Today, Graphene 3D Lab has announced Graphene Flex Foam, a new commercial product that will be available through Graphene Laboratories’ e-commerce site, Graphene Supermarket.
“Graphene Flex Foam is an excellent substrate candidate in the manufacture of electrodes of lithium-ion batteries. Wearable electronics is an obvious application as the electronics, sensors and conductive properties will all need to be flexible with the wearable material. We also believe that this innovative product has a bright future for the next generation of flexible batteries and supercapacitors. Graphene Flex Foam offers energy storage as well as catalyst support in numerous organic synthesis reactions, gas sensors, flexible and ultrasonic acoustic device fabrication,” said Graphene 3D Lab co-CEO Daniel Stolyarov.
Described as a Multilayer Freestanding Flexible Graphene Foam, the all-new Graphene Flex Foam brings together a conductive elastomer composite with ultra-light graphene foam. The foam, a highly conductive three-dimensional chemical vapor disposition (CVD), together with the composite, brings together the best of several worlds of graphene usage.
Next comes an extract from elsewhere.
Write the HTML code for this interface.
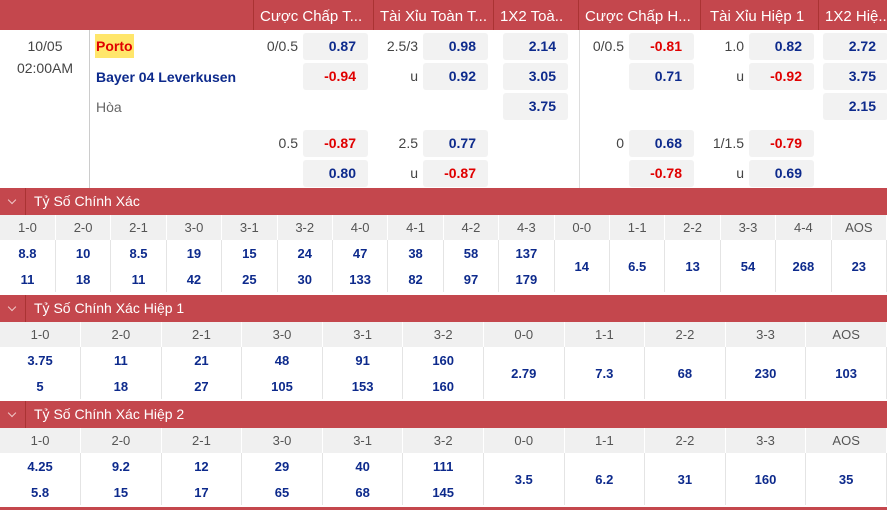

As a flexible foam, the material is both lightweight and reconfigurable, adding to ease of use and handling, with a porous structure.
“We have the ability to manufacture Graphene Flex Foam in basically any shape or size,” explained Graphene 3D Lab co-CEO Elena Polyakova, “but it is the flexibility of the product which we believe will capture the attention of innovative manufacturers who will want to evaluate the potential of commercializing this material into their products. Any company interested in a freestanding, stable, ultralight, highly conductive material that can flex with their product and fit into any space, will be interested in this innovation.”
While the Graphene Flex Foam itself won’t exactly extrude through your desktop 3D printer, it could clearly be used in conjunction with other graphene-related materials–such as Graphene 3D Lab’s filament offerings–in the creation of electronics and other conductive products. The company doubled its production capacity for 3D printing filaments based on graphene materials earlier this year, and we’ve seen several significant steps toward the creation of electronics thanks to 3D printing technology (including this year’s winner of the James Dyson Award, the Voltera V-One).
As more materials emerge containing and properly utilizing graphene, the potential for creation of products such as wearable and/or flexible electronics, batteries, sensors, and more only continues to expand.